Written task:
Please quote exactly the lines below from the line containing "Write the matplotlib code for this chart." to the line containing "ax = fig.add_axes([0.0686, 0.1537, 0.9008, 0.8285])", both lines included, and nothing else.

Entries with chart source code:
....................
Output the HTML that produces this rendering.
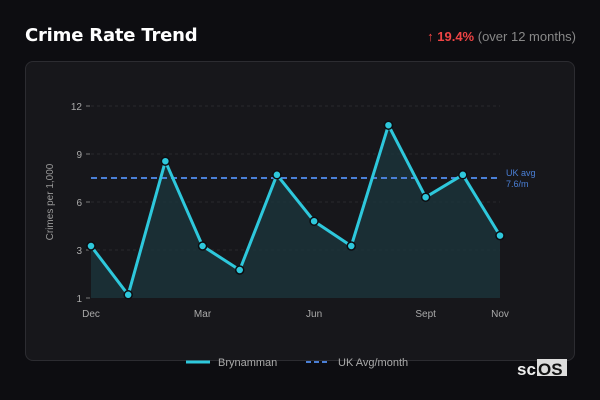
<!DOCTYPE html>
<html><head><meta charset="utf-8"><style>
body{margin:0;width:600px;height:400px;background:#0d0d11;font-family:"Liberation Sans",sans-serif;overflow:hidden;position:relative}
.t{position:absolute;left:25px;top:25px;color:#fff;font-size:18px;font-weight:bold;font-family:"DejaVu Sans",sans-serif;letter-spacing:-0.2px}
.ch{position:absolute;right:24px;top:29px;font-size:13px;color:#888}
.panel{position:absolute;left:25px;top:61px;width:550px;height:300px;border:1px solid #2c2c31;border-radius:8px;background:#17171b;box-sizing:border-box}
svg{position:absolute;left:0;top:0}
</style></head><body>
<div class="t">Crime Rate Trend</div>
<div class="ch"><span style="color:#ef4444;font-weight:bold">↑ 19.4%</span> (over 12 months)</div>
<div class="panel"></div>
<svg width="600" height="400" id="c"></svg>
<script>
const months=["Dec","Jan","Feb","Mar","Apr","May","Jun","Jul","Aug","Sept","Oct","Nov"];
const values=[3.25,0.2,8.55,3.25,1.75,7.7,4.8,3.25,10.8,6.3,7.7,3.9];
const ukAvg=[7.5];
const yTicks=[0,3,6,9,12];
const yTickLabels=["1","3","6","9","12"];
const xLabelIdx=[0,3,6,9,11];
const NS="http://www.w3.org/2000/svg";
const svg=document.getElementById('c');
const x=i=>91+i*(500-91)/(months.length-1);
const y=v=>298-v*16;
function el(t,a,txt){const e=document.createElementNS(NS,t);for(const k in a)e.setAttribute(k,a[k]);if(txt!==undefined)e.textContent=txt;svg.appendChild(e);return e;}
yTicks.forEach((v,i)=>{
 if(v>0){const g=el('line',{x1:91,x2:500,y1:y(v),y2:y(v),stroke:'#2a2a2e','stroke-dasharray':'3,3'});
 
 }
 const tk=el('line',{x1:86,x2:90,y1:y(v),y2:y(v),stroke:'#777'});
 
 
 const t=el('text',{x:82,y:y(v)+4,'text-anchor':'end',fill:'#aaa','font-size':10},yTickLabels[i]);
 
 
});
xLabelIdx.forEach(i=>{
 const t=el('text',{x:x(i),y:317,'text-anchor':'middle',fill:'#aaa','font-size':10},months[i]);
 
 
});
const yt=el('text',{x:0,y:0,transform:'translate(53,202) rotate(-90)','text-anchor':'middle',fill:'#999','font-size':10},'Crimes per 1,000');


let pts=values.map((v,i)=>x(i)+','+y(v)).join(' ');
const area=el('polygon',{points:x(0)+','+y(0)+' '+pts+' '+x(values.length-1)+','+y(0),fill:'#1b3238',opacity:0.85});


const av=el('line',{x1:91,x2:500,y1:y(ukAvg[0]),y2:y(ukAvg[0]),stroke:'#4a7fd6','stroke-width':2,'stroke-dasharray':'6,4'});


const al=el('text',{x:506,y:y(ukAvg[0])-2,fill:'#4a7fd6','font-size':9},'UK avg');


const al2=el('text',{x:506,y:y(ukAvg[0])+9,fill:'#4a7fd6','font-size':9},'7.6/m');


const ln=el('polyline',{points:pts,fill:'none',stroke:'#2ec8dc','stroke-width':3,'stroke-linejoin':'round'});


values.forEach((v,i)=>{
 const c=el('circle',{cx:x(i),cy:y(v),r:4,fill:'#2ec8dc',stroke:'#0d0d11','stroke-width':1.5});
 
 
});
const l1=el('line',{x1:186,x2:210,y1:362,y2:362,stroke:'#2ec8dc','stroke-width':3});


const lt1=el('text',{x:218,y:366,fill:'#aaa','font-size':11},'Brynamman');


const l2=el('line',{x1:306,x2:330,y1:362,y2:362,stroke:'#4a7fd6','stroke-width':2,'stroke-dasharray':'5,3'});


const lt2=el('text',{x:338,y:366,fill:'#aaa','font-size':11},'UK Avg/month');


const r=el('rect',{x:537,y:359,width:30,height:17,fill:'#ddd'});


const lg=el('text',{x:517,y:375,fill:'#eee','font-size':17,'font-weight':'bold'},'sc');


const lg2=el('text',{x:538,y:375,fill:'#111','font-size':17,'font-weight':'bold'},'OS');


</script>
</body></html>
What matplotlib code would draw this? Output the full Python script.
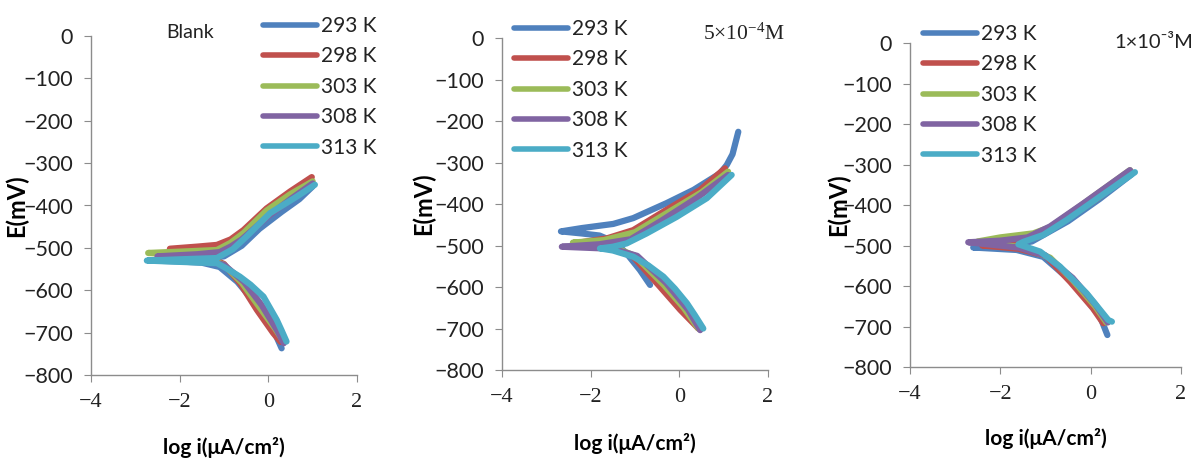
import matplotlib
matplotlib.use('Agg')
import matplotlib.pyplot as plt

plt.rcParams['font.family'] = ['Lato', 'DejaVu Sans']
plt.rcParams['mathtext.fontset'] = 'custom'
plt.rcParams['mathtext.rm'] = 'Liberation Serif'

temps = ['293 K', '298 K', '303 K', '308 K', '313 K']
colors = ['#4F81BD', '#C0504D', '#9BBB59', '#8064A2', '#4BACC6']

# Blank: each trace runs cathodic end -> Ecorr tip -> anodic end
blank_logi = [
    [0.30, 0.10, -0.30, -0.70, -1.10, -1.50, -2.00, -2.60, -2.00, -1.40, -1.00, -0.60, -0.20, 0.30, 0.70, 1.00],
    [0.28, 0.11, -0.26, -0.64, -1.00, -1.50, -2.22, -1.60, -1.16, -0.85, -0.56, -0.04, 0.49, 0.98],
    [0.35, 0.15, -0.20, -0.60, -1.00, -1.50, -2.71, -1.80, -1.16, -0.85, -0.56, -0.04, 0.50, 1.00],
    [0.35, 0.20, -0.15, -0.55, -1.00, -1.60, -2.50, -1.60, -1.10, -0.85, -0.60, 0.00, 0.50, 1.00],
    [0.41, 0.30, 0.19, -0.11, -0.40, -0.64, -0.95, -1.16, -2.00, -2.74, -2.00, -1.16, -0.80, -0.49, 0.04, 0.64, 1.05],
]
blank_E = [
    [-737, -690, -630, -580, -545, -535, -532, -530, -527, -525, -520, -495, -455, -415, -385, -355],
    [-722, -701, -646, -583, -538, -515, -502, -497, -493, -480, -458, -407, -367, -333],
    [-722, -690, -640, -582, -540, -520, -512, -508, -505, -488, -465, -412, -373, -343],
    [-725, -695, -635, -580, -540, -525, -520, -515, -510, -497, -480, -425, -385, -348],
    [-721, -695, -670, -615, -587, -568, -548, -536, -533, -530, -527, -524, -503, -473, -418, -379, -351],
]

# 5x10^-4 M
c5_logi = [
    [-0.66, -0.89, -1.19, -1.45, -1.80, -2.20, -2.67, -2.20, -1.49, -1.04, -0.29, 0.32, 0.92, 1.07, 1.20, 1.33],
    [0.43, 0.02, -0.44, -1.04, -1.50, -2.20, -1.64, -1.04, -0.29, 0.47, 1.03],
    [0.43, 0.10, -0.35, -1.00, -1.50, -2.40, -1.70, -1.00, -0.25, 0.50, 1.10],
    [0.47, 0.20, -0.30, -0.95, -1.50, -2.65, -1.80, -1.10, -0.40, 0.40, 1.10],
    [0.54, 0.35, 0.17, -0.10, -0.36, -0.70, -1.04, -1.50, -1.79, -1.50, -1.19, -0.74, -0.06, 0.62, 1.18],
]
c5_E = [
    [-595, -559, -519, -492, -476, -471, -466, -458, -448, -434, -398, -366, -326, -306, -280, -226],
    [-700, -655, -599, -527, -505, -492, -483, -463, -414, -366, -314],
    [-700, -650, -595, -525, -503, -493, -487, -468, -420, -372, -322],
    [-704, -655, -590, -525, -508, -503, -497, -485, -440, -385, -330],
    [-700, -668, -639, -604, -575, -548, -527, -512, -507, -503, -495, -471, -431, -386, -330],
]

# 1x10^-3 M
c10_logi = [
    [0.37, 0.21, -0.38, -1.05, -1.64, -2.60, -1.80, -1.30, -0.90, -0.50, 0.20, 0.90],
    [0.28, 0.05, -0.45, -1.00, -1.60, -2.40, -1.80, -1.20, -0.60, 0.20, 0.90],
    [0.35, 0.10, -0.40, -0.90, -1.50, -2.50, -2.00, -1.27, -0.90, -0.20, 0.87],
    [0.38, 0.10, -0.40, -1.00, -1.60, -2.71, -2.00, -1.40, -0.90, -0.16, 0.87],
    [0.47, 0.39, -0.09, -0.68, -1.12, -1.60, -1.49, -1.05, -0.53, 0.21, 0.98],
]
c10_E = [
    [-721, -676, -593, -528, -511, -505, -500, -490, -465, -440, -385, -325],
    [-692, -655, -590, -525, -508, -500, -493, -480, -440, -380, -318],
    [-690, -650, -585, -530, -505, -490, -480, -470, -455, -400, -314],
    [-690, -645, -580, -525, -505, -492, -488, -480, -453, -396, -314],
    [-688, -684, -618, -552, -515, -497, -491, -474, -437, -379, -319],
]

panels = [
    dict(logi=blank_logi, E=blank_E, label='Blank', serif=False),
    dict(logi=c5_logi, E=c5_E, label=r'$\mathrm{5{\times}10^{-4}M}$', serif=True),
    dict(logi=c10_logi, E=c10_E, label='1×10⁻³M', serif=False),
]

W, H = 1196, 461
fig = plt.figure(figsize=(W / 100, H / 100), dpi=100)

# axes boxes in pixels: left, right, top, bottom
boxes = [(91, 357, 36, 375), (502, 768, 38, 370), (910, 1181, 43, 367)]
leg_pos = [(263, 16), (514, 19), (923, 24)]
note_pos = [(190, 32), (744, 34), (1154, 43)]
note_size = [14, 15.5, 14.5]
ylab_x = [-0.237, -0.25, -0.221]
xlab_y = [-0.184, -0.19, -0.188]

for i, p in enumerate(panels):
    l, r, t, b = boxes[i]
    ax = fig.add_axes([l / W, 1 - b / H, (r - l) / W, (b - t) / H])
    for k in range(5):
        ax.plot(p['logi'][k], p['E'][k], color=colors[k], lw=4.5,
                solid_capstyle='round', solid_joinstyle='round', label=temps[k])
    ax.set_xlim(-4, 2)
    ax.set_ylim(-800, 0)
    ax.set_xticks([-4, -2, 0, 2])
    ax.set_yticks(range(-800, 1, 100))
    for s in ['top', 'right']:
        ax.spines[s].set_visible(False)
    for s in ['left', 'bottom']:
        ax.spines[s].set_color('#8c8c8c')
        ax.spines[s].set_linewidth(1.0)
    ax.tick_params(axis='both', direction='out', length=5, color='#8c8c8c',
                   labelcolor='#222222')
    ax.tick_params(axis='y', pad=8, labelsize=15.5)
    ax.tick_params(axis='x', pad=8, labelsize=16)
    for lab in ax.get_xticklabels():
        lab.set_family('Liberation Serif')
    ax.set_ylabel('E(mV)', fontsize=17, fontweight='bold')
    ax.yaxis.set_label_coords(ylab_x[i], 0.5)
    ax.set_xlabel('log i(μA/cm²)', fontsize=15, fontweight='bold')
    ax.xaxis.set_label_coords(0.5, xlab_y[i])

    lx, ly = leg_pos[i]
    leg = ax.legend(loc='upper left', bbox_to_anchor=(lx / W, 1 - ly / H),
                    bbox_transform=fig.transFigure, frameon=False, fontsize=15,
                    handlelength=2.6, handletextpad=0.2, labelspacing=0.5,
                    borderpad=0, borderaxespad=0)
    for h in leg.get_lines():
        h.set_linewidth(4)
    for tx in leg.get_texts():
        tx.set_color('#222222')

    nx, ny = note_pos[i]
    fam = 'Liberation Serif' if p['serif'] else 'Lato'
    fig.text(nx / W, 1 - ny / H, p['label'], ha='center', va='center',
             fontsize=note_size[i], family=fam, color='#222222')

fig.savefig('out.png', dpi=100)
....................
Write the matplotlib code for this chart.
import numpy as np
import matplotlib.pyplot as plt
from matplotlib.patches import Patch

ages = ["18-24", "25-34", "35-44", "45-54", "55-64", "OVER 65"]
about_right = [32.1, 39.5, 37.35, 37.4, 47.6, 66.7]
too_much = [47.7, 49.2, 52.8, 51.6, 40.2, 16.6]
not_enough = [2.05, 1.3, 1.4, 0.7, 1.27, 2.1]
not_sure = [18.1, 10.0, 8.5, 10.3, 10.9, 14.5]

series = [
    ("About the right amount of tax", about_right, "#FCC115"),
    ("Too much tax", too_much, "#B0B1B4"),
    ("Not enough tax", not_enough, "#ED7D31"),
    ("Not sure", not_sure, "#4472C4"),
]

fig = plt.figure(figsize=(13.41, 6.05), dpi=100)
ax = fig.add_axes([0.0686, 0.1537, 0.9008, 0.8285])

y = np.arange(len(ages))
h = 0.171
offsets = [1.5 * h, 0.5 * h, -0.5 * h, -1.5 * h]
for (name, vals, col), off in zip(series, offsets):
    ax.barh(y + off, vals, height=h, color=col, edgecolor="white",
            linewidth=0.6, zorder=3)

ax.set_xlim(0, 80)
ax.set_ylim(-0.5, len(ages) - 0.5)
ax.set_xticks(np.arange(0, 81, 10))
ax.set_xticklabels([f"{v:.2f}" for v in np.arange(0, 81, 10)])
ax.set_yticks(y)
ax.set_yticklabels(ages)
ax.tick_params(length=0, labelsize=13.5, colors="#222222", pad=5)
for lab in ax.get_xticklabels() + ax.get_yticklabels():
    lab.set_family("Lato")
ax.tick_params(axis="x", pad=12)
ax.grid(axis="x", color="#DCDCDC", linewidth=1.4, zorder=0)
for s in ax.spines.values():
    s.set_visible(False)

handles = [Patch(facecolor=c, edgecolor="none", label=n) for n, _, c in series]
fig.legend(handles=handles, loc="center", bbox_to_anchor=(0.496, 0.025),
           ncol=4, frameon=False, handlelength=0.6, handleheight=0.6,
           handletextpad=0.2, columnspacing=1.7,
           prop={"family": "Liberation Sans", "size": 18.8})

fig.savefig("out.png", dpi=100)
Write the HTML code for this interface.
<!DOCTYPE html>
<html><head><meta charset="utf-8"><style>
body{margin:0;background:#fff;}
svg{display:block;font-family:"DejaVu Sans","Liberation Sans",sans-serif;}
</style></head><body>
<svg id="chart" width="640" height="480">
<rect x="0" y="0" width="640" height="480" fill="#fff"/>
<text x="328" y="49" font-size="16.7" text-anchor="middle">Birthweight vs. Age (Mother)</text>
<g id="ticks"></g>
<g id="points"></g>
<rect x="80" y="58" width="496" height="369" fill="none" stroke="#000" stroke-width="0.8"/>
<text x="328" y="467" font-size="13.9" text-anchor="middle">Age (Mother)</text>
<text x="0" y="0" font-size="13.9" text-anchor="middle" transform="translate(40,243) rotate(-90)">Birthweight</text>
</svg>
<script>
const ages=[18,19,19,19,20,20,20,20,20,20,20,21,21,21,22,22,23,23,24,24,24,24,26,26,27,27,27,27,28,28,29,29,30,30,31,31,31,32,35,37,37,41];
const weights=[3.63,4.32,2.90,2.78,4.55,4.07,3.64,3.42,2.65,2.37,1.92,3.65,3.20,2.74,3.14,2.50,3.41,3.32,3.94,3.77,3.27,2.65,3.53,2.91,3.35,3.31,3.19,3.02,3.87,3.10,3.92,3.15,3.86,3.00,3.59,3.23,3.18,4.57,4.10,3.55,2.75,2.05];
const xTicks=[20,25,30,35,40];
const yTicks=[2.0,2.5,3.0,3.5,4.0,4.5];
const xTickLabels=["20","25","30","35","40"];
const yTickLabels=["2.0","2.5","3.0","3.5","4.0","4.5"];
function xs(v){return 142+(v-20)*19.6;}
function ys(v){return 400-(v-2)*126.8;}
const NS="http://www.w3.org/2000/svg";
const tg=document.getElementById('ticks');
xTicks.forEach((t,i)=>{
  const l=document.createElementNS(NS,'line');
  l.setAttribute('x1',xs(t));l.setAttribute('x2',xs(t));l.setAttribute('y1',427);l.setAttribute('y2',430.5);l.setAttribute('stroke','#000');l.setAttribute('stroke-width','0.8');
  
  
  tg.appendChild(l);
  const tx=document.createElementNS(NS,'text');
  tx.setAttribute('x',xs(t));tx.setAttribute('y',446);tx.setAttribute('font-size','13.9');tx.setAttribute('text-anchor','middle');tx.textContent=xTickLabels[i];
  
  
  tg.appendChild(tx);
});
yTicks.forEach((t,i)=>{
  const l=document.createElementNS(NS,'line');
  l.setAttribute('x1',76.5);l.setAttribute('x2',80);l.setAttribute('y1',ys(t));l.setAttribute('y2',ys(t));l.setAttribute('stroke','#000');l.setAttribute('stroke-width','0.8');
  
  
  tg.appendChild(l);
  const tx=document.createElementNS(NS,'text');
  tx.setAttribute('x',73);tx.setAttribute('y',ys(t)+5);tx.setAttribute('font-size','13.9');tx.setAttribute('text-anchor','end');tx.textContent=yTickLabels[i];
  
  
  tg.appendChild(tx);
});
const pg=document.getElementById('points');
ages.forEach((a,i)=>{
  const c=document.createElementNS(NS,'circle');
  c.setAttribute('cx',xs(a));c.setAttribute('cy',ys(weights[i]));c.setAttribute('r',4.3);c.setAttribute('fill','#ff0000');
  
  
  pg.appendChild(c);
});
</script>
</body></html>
....................
Response:
Write the matplotlib code for this chart.
import numpy as np
import matplotlib.pyplot as plt
from matplotlib.patches import Patch

ages = ["18-24", "25-34", "35-44", "45-54", "55-64", "OVER 65"]
about_right = [32.1, 39.5, 37.35, 37.4, 47.6, 66.7]
too_much = [47.7, 49.2, 52.8, 51.6, 40.2, 16.6]
not_enough = [2.05, 1.3, 1.4, 0.7, 1.27, 2.1]
not_sure = [18.1, 10.0, 8.5, 10.3, 10.9, 14.5]

series = [
    ("About the right amount of tax", about_right, "#FCC115"),
    ("Too much tax", too_much, "#B0B1B4"),
    ("Not enough tax", not_enough, "#ED7D31"),
    ("Not sure", not_sure, "#4472C4"),
]

fig = plt.figure(figsize=(13.41, 6.05), dpi=100)
ax = fig.add_axes([0.0686, 0.1537, 0.9008, 0.8285])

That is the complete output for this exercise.